Yo también uso "madrugada" cuando la frase pueda ser ambigua, pero en otros casos vale "mañana". Habría que ver cada caso, e incluso así la ambigüedad puede ser relativa y por tanto inexistente para algunos.


----------



## Kaxgufen

Cintia&Martine said:


> En cuanto a _mañana_ o _mediodía_ o _tarde_ para la 13H, por aquí son bastante estrictos: ¿Cuántas veces no me habrán corregido por un _buenos días_ dicho a partir de las 13?: ¿Será "buenas tardes"? ¿No?  (torpe excusa por mi parte "Ay, no me he dado cuenta de la hora", cuando en realidad es viejo acto reflejo francés de decir _buenos días_ a cualquier hora del día).



Tengo la costumbre de esperar a haber almorzado para pasar a saludar con un "buenas tardes".


----------



## Rondivu

kunvla said:


> Hola a todos:
> 
> ¿A partir de qué hora se puede decir «mañana por la mañana» (y también, según el uso en otras regiones, «mañana en la mañana» y «mañana a la mañana»)? ¿Es posible o correcto  decir referiendose a la hora tan temprana como en este ejemplo?:
> 
> Mi avión sale mañana por la mañana a la una y cuarto.
> 
> Muchas gracias de antemano.
> Saludos,



En mi uso de español, diría lo siguiente:
Mi avión sale mañana a la una y cuarto del mediodía  o mi avión sale a la una y cuarto de la mañana (algo no muy normal, teniendo en cuenta los horarios de los aeropuertos).
Añado lo siguiente:
También he oído decir "la una de la tarde"; de hecho,  yo lo digo. Curiosamente, a pesar de ser la una de la tarde o del mediodía, si saludo a alguien le digo "buenos días", quizás porque todavía no he comido.


----------



## Peón

Cintia&Martine said:


> También creo que depende del contexto exacto.
> - ¿A qué hora sale tu avión? (pregunta hecha a cualquier hora de la víspera)
> - A la una y cuarto
> - ¿Del mediodía?
> - No por la noche
> En ningún caso emplearía _madrugada_, que suele emplearse más o menos cuando despunta el día.
> 
> En cuanto a _mañana_ o _mediodía_ o _tarde_ para la 13H, por aquí son bastante estrictos: ¿Cuántas veces no me habrán corregido por un _buenos días_ dicho a partir de las 13?: ¿Será "buenas tardes"? ¿No?  (torpe excusa por mi parte "Ay, no me he dado cuenta de la hora", cuando en realidad es viejo acto reflejo francés de decir _buenos días_ a cualquier hora del día).

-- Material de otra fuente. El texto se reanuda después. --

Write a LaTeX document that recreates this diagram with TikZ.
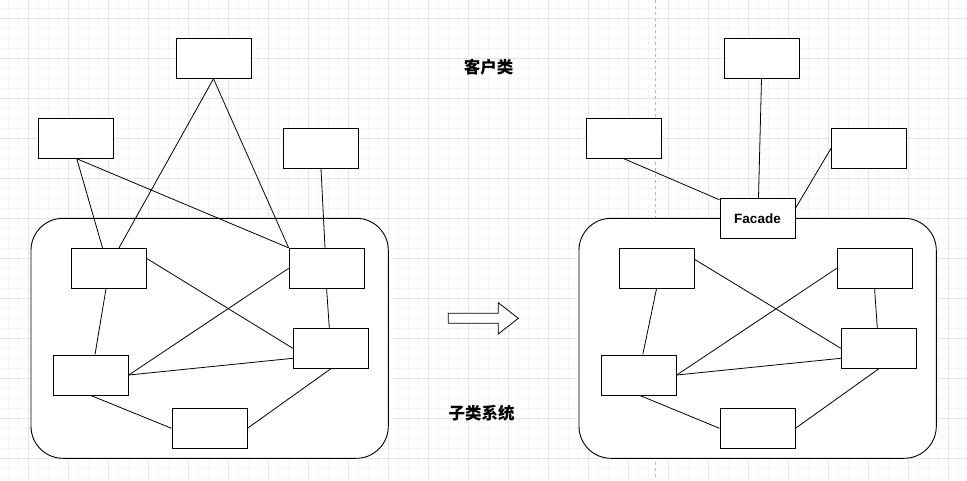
\documentclass[tikz,border=0pt]{standalone}
\usepackage{fontspec}
\setmainfont{Liberation Sans}
\newfontfamily\cjk{Noto Sans CJK SC}
\usetikzlibrary{calc}
\tikzset{
  cls/.style={draw=black, fill=white, line width=0.9pt, minimum width=75pt, minimum height=40pt, inner sep=0pt},
  link/.style={draw=black, line width=0.8pt},
  group/.style={draw=black, fill=white, line width=0.9pt, rounded corners=32pt},
  caption/.style={font=\cjk\bfseries\fontsize{16.5}{18}\selectfont, inner sep=0pt},
  facade/.style={cls, font=\bfseries\fontsize{13.5}{15}\selectfont},
}
\begin{document}
\begin{tikzpicture}[x=1pt, y=-1pt]
  \useasboundingbox (0,0) rectangle (967,480);
  % page grid
  \fill[white] (0,0) rectangle (967,480);
  \foreach \x in {-1.7,8.3,...,967} \draw[color=black!3.5, line width=0.6pt] (\x,0) -- (\x,480);
  \foreach \y in {-1.7,8.3,...,480} \draw[color=black!3.5, line width=0.6pt] (0,\y) -- (967,\y);
  \foreach \x in {28.3,68.3,...,967} \draw[color=black!10, line width=0.7pt] (\x,0) -- (\x,480);
  \foreach \y in {18.3,58.3,...,480} \draw[color=black!10, line width=0.7pt] (0,\y) -- (967,\y);
  % page break
  \draw[color=black!28, line width=0.7pt, dash pattern=on 3pt off 3pt] (655.5,0) -- (655.5,480);

  % ---------- without facade ----------
  \draw[group] (31,218.3) rectangle (388.3,458.3);
  \node[cls] (lt) at (213.5,58.3) {};
  \node[cls] (la) at (75.8,138.3) {};
  \node[cls] (lb) at (321,148.3) {};
  \node[cls] (l1) at (108.5,268.3) {};
  \node[cls] (l2) at (326.6,268.3) {};
  \node[cls] (l3) at (330.8,348.3) {};
  \node[cls] (l4) at (90.8,375) {};
  \node[cls] (l5) at (209.5,428.3) {};

  \draw[link] (lt.south) -- ([xshift=10.5pt]l1.north);
  \draw[link] (lt.south) -- (l2.north west);
  \draw[link] ([xshift=1pt]la.south) -- ([xshift=-6pt]l1.north);
  \draw[link] ([xshift=1pt]la.south) -- (l2.north west);
  \draw[link] (lb.south) -- ([xshift=-1.6pt]l2.north);
  \draw[link] ([yshift=10pt]l1.east) -- (l3.west);
  \draw[link] ([xshift=-2.5pt]l1.south) -- ([xshift=4.2pt]l4.north);
  \draw[link] (l2.west) -- (l4.east);
  \draw[link] (l2.south) -- ([xshift=-1.5pt]l3.north);
  \draw[link] (l4.east) -- ([yshift=-10pt]l3.west);
  \draw[link] (l4.south) -- (l5.west);
  \draw[link] (l5.east) -- (l3.south);

  % ---------- with facade ----------
  \draw[group] (579,218.3) rectangle (936.3,458.3);
  \node[cls] (rt) at (761.5,58.3) {};
  \node[cls] (ra) at (624,138.3) {};
  \node[cls] (rb) at (869,148.3) {};
  \node[cls] (r1) at (656.5,268.3) {};
  \node[cls] (r2) at (874.6,268.3) {};
  \node[cls] (r3) at (878.8,348.3) {};
  \node[cls] (r4) at (638.8,375) {};
  \node[cls] (r5) at (757.5,428.3) {};
  \node[facade] (fc) at (757.5,218.3) {Facade};

  \draw[link] (ra.south) -- ([yshift=-2pt]fc.north west);
  \draw[link] (rt.south) -- ([xshift=1pt]fc.north);
  \draw[link] (rb.west) -- ([yshift=10pt]fc.east);
  \draw[link] ([yshift=9pt]r1.east) -- (r3.west);
  \draw[link] (r1.south) -- ([xshift=4pt]r4.north);
  \draw[link] (r2.west) -- (r4.east);
  \draw[link] (r2.south) -- ([xshift=-1.5pt]r3.north);
  \draw[link] (r4.east) -- ([yshift=-10pt]r3.west);
  \draw[link] ([xshift=1pt]r4.south) -- (r5.west);
  \draw[link] (r5.east) -- (r3.south);

  % ---------- labels and transition arrow ----------
  \node[caption] (client) at (488.5,67.5) {客户类};
  \node[caption] (subsys) at (481.7,413.5) {子类系统};
  \draw[fill=white, line width=0.8pt, line join=miter]
    (448.3,313.3) -- (498.3,313.3) -- (498.3,302.7) -- (518.3,318.3)
    -- (498.3,334) -- (498.3,323.3) -- (448.3,323.3) -- cycle;
\end{tikzpicture}
\end{document}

Hola Martine: aquí también es más común "*una de la mañana*", pero no es nada insual "*una de la madrugada*" aunque el sol siga todavía alumbrado el Japón.

En cuanto a la división entre la mañana y la tarde, te diría que aquí es muy parecido, con alguna pequeña diferencia: la hora de corte se acerca más a las 12 h. Trabajo en un lugar con atención al público en donde la hora es  muy importante. Pasada las 12 h todos casi inexorablemente dicen: _-Buenas tardes_, y si alguien dice _-Buen día_ es porque cree que llegó antes de las 12.

Saludos.


----------



## kunvla

jordi picarol said:


> Verás kunvla, por regla general entre la hora de retreta y la hora de diana no se dejan los cuarteles, a no ser que se trate  de una operación militar, en cuyo caso se usa el horario de 24 horas. Según eso la hora a la que se refiere -las tres- es después de fajina, la hora de la comida.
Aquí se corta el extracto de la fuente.